Geologists plot this decay on a graph. It isn't a straight line; it’s a curve because the amount of parent material is constantly halving.

• After 1 half-life: 50% Parent, 50% Daughter.
• After 2 half-lives: 25% Parent, 75% Daughter.
• After 3 half-lives: 12.5% Parent, 87.5% Daughter.

Common Mistake to Avoid: Students often think the parent disappears instantly. It doesn't! It just keeps getting smaller by half every time. It never truly reaches zero on a graph.

Which Rocks Can We Date?

Numerical dating works best on Igneous rocks. Why? Because when magma cools and crystals form, they "lock in" the parent atoms. It’s like pressing "Start" on a stopwatch.
• Sedimentary rocks are hard to date because they are made of "recycled" bits of other rocks. Dating a grain of sand only tells you when the original source rock formed, not when the sediment was laid down.
• Metamorphic rocks are tricky because heat and pressure can "reset" the clock, making the rock appear younger than it actually is.

Key Takeaway:

Numerical age is found by measuring the ratio of parent to daughter isotopes in minerals, usually within igneous rocks, using a known half-life curve.

2. The Geological Column

The Geological Column is the calendar geologists use. We divide Earth's history into blocks of time based on the fossils found in the rocks. We focus on the Phanerozoic Eon (the time of "visible life").

Eras and Periods

The Phanerozoic is split into three Eras. You can remember them by what "zoe" (life) was doing:

1. Palaeozoic ("Ancient Life"): dominated by invertebrates like Trilobites.
2. Mesozoic ("Middle Life"): the age of reptiles and Ammonites.
3. Cenozoic ("Recent Life"): the age of mammals and modern Bivalves.

Memory Aid (The Mnemonic): To remember the Periods of the Geological Column from oldest to youngest, try this:
"Camels Often Sit Down Carefully, Perhaps Their Joints Creak? Perhaps Not!"
(Cambrian, Ordovician, Silurian, Devonian, Carboniferous, Permian, Triassic, Jurassic, Cretaceous, Paleogene, Neogene).

Did you know?

The boundaries between these time blocks are usually marked by Mass Extinctions. When a huge group of fossils suddenly disappears from the rock record, geologists draw a line and start a new period!

3. Biostratigraphy: Dating with Fossils

Biostratigraphy is the science of using fossils to figure out the relative age of rocks. If you find the same fossil in two different countries, those rocks are likely the same age.

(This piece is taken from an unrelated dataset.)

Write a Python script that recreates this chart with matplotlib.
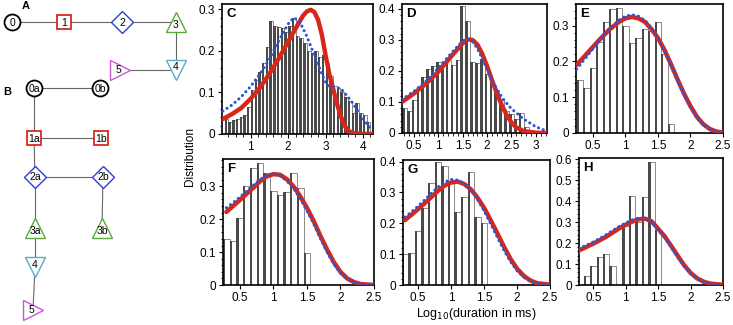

Main Invertebrate Groups to Know

To succeed in H414, you need to recognize these five key groups used to divide the column:

• Trilobites: Extinct "armored bugs." Very common in the Palaeozoic.
• Brachiopods: Shells that look like modern lamps. Very common in the Palaeozoic.
• Cephalopods (Ammonites): Coiled shells. They are the "superstars" of the Mesozoic.
• Corals: Used to identify warm, shallow tropical seas across different eras.
• Bivalves: Typical "clams" or "mussels." They become very diverse and dominant in the Cenozoic.

Fauna of the Eras (A Summary)

1. Palaeozoic Fauna: Look for Trilobites and Brachiopods. Life was mostly in the sea.
2. Mesozoic Fauna: Look for Ammonites (cephalopods) and a massive increase in reptiles.
3. Cenozoic Fauna: Look for modern Bivalves, Gastropods (snails), and mammals.

Don't worry if this seems tricky! You aren't required to memorize the exact dates (like "66 million years ago"), but you do need to know the order of the Eras and Periods and which fossils belong where.

Key Takeaway:

The Geological Column uses biostratigraphy (fossils) to divide Earth's history into Eras and Periods. Each block of time is defined by the specific "fauna" (groups of animals) that lived then.

Quick Review Box

• Numerical Age: Calculated using radioactive decay (isotopes). Works best on igneous rocks.
• Relative Age: Calculated using the position of rocks and fossils (Biostratigraphy).
• Half-Life: Time taken for 50% of a parent isotope to decay.
• Eras in Order: Palaeozoic → Mesozoic → Cenozoic.
• Key Fossils: Trilobites (Ancient), Ammonites (Middle), Bivalves (Recent).